8.1 Questions to answer

Answer the following in comments inside your application script:

What was your level of comfort with the lesson/application?
What areas of the lesson/application confused or still confuses you?
What are some things you would like to know more about that is related to, but not covered in, this lesson?

9 Trap: Opening CSV files in Excel

If you have Excel on your computer, then it is probable that Excel is the default program for opening CSV files. This means double-clicking on a CSV file will open it in Excel. The danger with opening CSV files in Excel is that Excel will sometimes reformat the data (especially date and money columns) and then give a message saying how the data needs to be saved to be preserved. Do not save the file – it will change the format of your data. If you are editing a CSV file in Excel then I would save the results to a test file first to make sure Excel did not do anything untoward.

Figure 12: Opening a CSV file in Excel – the possible data loss warning is not something you want to heed

10 Extension: Long and Short Integers

L stands for Long integer – long meaning that this variable can hold a number larger than 256. In the old days, when space on computers was VERY expensive, programmers would save space by having a short integer and long integer designation. So, if a programmer knew a number was small, they would assign it to a short integer to take up less space on the computer. Since temperatures in Lansing are generally going to be less than 256 (unless you are using the Kelvin system), it is safe to assign temperatures to short integers.

Nowadays, space is so cheap that we rarely care that we are using a tiny bit more memory than we need – so L has become mostly a relic of the past.

11 Extension: Statistical functions on vectors

One huge advantage to using vectors is that most statistical function take vectors. So, you can easily perform statistical functions on a vector:

tempHigh = c(65, 57, 61, 64, 59);

tempMean = mean(tempHigh);
tempSD = sd(tempHigh);
tempVar = var(tempHigh);

tempMean:   61.2
tempSD:     3.346...
tempVar:    11.2

We will be doing more with this in later lessons…

12 Extension: Square brackets [ ] vs. Round Brackets ( )

Square brackets are used when you are subsetting or indexing a variable.

Round brackets are used when you are calling a function and contain the arguments for that function.

… and the two types of brackets are often used in the same command

lowTemps [seq(from=12, to=2, by=-2)]

says you are going to subset lowTemps using the function seq().

> lowTemps [seq(from=12, to=2, by=-2)]
[1] 43 40 50 45 38 43

seq() is a function and produces a vector of numbers:

> seq(from=12, to=2, by=-2)
[1] 12 10 8 6 4 2

c() is also a function – c stands, unintuitively, for concatenate and will also produce a vector of numbers:

> c(12,10,8,6,4,2)
[1] 12 10 8 6 4 2

lowTemps [c(12,10,8,6,4,2)] and lowTemps [seq(from=12, to=2, by=-2)] produce the same results.

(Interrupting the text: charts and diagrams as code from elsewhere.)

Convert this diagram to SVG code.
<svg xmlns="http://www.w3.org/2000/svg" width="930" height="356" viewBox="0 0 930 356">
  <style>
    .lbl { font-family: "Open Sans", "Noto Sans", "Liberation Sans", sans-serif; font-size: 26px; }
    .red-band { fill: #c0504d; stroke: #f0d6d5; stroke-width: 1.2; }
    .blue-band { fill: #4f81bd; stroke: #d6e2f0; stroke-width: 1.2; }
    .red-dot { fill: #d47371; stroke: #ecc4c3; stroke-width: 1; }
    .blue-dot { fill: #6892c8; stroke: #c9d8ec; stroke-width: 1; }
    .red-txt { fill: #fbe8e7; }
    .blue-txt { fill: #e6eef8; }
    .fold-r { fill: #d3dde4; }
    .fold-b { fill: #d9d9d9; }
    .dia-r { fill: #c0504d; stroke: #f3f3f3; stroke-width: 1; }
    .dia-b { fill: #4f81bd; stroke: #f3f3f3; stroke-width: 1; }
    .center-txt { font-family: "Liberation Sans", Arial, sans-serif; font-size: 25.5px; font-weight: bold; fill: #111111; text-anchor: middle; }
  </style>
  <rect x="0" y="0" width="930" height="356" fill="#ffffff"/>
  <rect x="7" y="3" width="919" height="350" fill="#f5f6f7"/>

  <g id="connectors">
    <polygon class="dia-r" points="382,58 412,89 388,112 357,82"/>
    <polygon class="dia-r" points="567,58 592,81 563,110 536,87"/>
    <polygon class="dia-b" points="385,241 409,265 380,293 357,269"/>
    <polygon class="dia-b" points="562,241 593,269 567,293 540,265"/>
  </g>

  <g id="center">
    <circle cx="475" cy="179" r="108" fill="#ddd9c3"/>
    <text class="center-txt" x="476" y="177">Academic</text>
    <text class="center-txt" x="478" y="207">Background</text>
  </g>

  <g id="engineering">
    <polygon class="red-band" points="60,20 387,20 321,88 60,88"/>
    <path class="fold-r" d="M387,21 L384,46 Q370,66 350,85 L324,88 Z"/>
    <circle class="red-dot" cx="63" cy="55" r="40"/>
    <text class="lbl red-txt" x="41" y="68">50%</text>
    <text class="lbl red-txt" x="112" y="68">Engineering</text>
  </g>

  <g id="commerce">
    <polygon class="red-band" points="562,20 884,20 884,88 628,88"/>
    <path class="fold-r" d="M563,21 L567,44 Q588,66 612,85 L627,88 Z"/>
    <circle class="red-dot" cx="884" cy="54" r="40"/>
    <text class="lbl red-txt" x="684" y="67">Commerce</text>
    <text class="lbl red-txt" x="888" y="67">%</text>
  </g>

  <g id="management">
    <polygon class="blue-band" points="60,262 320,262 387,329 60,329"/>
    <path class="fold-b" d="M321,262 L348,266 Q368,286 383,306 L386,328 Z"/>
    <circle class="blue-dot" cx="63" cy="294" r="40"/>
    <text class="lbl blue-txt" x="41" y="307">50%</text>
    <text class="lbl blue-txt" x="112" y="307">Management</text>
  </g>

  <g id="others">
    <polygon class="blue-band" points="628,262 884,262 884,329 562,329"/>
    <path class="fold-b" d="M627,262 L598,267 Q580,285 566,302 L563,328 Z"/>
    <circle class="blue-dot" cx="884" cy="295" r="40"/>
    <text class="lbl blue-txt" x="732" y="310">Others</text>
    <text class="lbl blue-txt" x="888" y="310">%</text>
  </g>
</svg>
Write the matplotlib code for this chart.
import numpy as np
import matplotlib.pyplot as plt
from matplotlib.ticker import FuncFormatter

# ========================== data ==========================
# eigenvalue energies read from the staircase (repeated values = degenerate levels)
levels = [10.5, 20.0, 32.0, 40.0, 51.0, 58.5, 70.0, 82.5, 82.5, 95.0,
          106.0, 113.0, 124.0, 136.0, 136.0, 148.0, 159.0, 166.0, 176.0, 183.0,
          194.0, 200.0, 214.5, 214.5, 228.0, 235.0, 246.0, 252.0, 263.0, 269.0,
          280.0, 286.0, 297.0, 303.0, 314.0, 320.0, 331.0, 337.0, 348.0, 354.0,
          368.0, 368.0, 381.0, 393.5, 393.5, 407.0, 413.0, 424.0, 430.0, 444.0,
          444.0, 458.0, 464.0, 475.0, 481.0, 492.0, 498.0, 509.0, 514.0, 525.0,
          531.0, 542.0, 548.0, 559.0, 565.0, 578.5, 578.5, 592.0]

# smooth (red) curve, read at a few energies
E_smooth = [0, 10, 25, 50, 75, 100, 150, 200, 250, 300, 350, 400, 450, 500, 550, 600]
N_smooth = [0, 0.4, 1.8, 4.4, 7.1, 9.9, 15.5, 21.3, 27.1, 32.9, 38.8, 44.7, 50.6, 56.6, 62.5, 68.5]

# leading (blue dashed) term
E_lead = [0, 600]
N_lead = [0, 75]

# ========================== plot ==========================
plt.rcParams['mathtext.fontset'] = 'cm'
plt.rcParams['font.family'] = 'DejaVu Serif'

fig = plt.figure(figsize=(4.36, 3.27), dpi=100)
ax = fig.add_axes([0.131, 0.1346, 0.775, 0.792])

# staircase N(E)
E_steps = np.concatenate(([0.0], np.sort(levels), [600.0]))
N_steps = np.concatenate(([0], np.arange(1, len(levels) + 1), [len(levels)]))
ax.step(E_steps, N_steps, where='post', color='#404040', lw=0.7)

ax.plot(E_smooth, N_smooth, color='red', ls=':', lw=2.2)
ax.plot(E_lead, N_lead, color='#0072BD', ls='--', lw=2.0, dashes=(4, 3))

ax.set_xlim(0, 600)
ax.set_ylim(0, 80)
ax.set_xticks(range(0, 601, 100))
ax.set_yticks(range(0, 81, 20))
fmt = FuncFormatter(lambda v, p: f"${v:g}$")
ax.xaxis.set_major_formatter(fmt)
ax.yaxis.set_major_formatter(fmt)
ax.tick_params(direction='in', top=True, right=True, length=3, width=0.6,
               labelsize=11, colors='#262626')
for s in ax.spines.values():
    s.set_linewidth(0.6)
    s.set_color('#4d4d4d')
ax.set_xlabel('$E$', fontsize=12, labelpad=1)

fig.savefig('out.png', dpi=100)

You can also subset lowTemps without calling a function:

> lowTemps[5]
[1] 36
> lowTemps[4:8]
[1] 38 36 45 32 50

Technically, 4:8 still calls the sequence seq(from=4, to=8, by=1) in the background – but that is really getting into the weeds!

read.csv(), ggplot(), plot(), rm() are all functions. There will be a lot more about functions in this class starting with next lesson.